_STORED DATA_
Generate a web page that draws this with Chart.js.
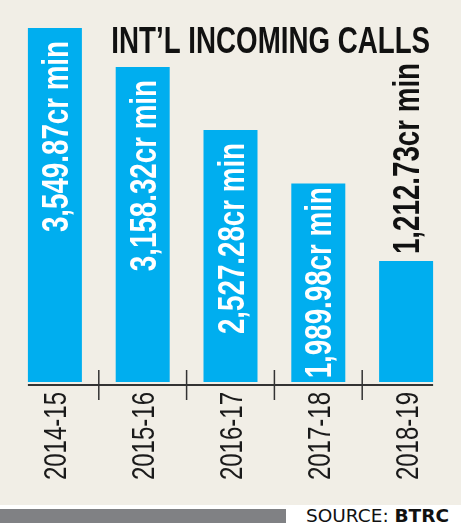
<!DOCTYPE html>
<html>
<head>
<meta charset="utf-8">
<script src="https://cdn.jsdelivr.net/npm/chart.js@4/dist/chart.umd.min.js"></script>
<style>
body{margin:0;background:#fff;}
#wrap{position:relative;width:461px;height:505px;background:#f1eee6;}
#foot{position:relative;width:461px;height:27px;background:#fff;}
#foot .bar{position:absolute;left:0;top:4px;width:286px;height:14px;background:#808184;}
#foot .src{position:absolute;left:306px;top:0;font-family:"DejaVu Sans",sans-serif;font-size:18.5px;line-height:22px;color:#111;}
</style>
</head>
<body>
<div id="wrap"><canvas id="chart"></canvas></div>
<div id="foot"><div class="bar"></div><div class="src">SOURCE: <b>BTRC</b></div></div>
<script>
// Data
const years=["2014-15","2015-16","2016-17","2017-18","2018-19"];
const minutes=[3549.87,3158.32,2527.28,1989.98,1212.73];
const unit="cr min";
const title="INT\u2019L INCOMING CALLS";

// Liberation Sans squeezed sideways to look like a condensed face
const face='"Liberation Sans",Arial,sans-serif';
const squeeze=0.77;

// rotated text, reading bottom to top, end at (x,y) or start at (x,y)
function upText(ctx,txt,cx,y,capH,align,sq){
ctx.save();
ctx.translate(cx+capH/2,y);
ctx.rotate(-Math.PI/2);
ctx.scale(sq,1);
ctx.textAlign=align;
ctx.textBaseline="alphabetic";
ctx.fillText(txt,0,0);
ctx.restore();
}

// axis line, tick marks, category labels, title and value labels
const extras={
id:"extras",
afterDatasetsDraw(chart){
const ctx=chart.ctx;
const area=chart.chartArea;
const xs=chart.scales.x;
const bars=chart.getDatasetMeta(0).data;
ctx.save();

// baseline
let first=bars[0],last=bars[bars.length-1];
ctx.strokeStyle="#333";
ctx.lineWidth=2;
ctx.beginPath();
ctx.moveTo(first.x-first.width/2,area.bottom+3);
ctx.lineTo(last.x+last.width/2,area.bottom+3);
ctx.stroke();

// tick marks between categories
ctx.lineWidth=1.5;
for(let i=0;i<years.length-1;i++){
let mx=(xs.getPixelForValue(i)+xs.getPixelForValue(i+1))/2;
ctx.beginPath();
ctx.moveTo(mx,area.bottom-12);
ctx.lineTo(mx,area.bottom+18);
ctx.stroke();
}

// category labels
ctx.fillStyle="#1a1a1a";
ctx.font="32px "+face;
years.forEach((y,i)=>{
upText(ctx,y,xs.getPixelForValue(i),area.bottom+10,23,"right",0.75);
});

// value labels: inside the bar when it fits, else above it
ctx.font="bold 36px "+face;
const capH=26;
bars.forEach((b,i)=>{
let txt=minutes[i].toLocaleString("en-US",{minimumFractionDigits:2,maximumFractionDigits:2})+unit;
let len=ctx.measureText(txt).width*squeeze;
let h=b.base-b.y;
if(h>len+6){
let gap=Math.min(13,(h-len)/2);
ctx.fillStyle="#fff";
upText(ctx,txt,b.x,b.y+gap,capH,"right",squeeze);
}else{
ctx.fillStyle="#111";
upText(ctx,txt,b.x,b.y-7,capH,"left",squeeze);
}
});

// title
ctx.fillStyle="#111";
ctx.font="bold 36px "+face;
ctx.translate(last.x+last.width/2-3,53);
ctx.scale(squeeze,1);
ctx.textAlign="right";
ctx.textBaseline="alphabetic";
ctx.fillText(title,0,0);
ctx.restore();
}
};

new Chart(document.getElementById("chart"),{
type:"bar",
data:{
labels:years,
datasets:[{data:minutes,backgroundColor:"#00aeef",barPercentage:0.615,categoryPercentage:1}]
},
options:{
responsive:true,
maintainAspectRatio:false,
animation:false,
layout:{padding:{left:11,right:11,top:28,bottom:123}},
plugins:{legend:{display:false},tooltip:{enabled:false}},
scales:{
y:{display:false,min:0,max:Math.max(...minutes)},
x:{display:false}
}
},
plugins:[extras]
});
</script>
</body>
</html>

_STATED GOAL_
Retype the data above exactly; pictures are not part of the copy.

_WRITTEN ANSWER_
Generate a web page that draws this with Chart.js.
<!DOCTYPE html>
<html>
<head>
<meta charset="utf-8">
<script src="https://cdn.jsdelivr.net/npm/chart.js@4/dist/chart.umd.min.js"></script>
<style>
body{margin:0;background:#fff;}
#wrap{position:relative;width:461px;height:505px;background:#f1eee6;}
#foot{position:relative;width:461px;height:27px;background:#fff;}
#foot .bar{position:absolute;left:0;top:4px;width:286px;height:14px;background:#808184;}
#foot .src{position:absolute;left:306px;top:0;font-family:"DejaVu Sans",sans-serif;font-size:18.5px;line-height:22px;color:#111;}
</style>
</head>
<body>
<div id="wrap"><canvas id="chart"></canvas></div>
<div id="foot"><div class="bar"></div><div class="src">SOURCE: <b>BTRC</b></div></div>
<script>
// Data
const years=["2014-15","2015-16","2016-17","2017-18","2018-19"];
const minutes=[3549.87,3158.32,2527.28,1989.98,1212.73];
const unit="cr min";
const title="INT\u2019L INCOMING CALLS";

// Liberation Sans squeezed sideways to look like a condensed face
const face='"Liberation Sans",Arial,sans-serif';
const squeeze=0.77;

// rotated text, reading bottom to top, end at (x,y) or start at (x,y)
function upText(ctx,txt,cx,y,capH,align,sq){
ctx.save();
ctx.translate(cx+capH/2,y);
ctx.rotate(-Math.PI/2);
ctx.scale(sq,1);
ctx.textAlign=align;
ctx.textBaseline="alphabetic";
ctx.fillText(txt,0,0);
ctx.restore();
}

// axis line, tick marks, category labels, title and value labels
const extras={
id:"extras",
afterDatasetsDraw(chart){
const ctx=chart.ctx;
const area=chart.chartArea;
const xs=chart.scales.x;
const bars=chart.getDatasetMeta(0).data;
ctx.save();

// baseline
let first=bars[0],last=bars[bars.length-1];
ctx.strokeStyle="#333";
ctx.lineWidth=2;
ctx.beginPath();
ctx.moveTo(first.x-first.width/2,area.bottom+3);
ctx.lineTo(last.x+last.width/2,area.bottom+3);
ctx.stroke();

// tick marks between categories
ctx.lineWidth=1.5;
for(let i=0;i<years.length-1;i++){
let mx=(xs.getPixelForValue(i)+xs.getPixelForValue(i+1))/2;
ctx.beginPath();
ctx.moveTo(mx,area.bottom-12);
ctx.lineTo(mx,area.bottom+18);
ctx.stroke();
}

// category labels
ctx.fillStyle="#1a1a1a";
ctx.font="32px "+face;
years.forEach((y,i)=>{
upText(ctx,y,xs.getPixelForValue(i),area.bottom+10,23,"right",0.75);
});

// value labels: inside the bar when it fits, else above it
ctx.font="bold 36px "+face;
const capH=26;
bars.forEach((b,i)=>{
let txt=minutes[i].toLocaleString("en-US",{minimumFractionDigits:2,maximumFractionDigits:2})+unit;
let len=ctx.measureText(txt).width*squeeze;
let h=b.base-b.y;
if(h>len+6){
let gap=Math.min(13,(h-len)/2);
ctx.fillStyle="#fff";
upText(ctx,txt,b.x,b.y+gap,capH,"right",squeeze);
}else{
ctx.fillStyle="#111";
upText(ctx,txt,b.x,b.y-7,capH,"left",squeeze);
}
});

// title
ctx.fillStyle="#111";
ctx.font="bold 36px "+face;
ctx.translate(last.x+last.width/2-3,53);
ctx.scale(squeeze,1);
ctx.textAlign="right";
ctx.textBaseline="alphabetic";
ctx.fillText(title,0,0);
ctx.restore();
}
};

new Chart(document.getElementById("chart"),{
type:"bar",
data:{
labels:years,
datasets:[{data:minutes,backgroundColor:"#00aeef",barPercentage:0.615,categoryPercentage:1}]
},
options:{
responsive:true,
maintainAspectRatio:false,
animation:false,
layout:{padding:{left:11,right:11,top:28,bottom:123}},
plugins:{legend:{display:false},tooltip:{enabled:false}},
scales:{
y:{display:false,min:0,max:Math.max(...minutes)},
x:{display:false}
}
},
plugins:[extras]
});
</script>
</body>
</html>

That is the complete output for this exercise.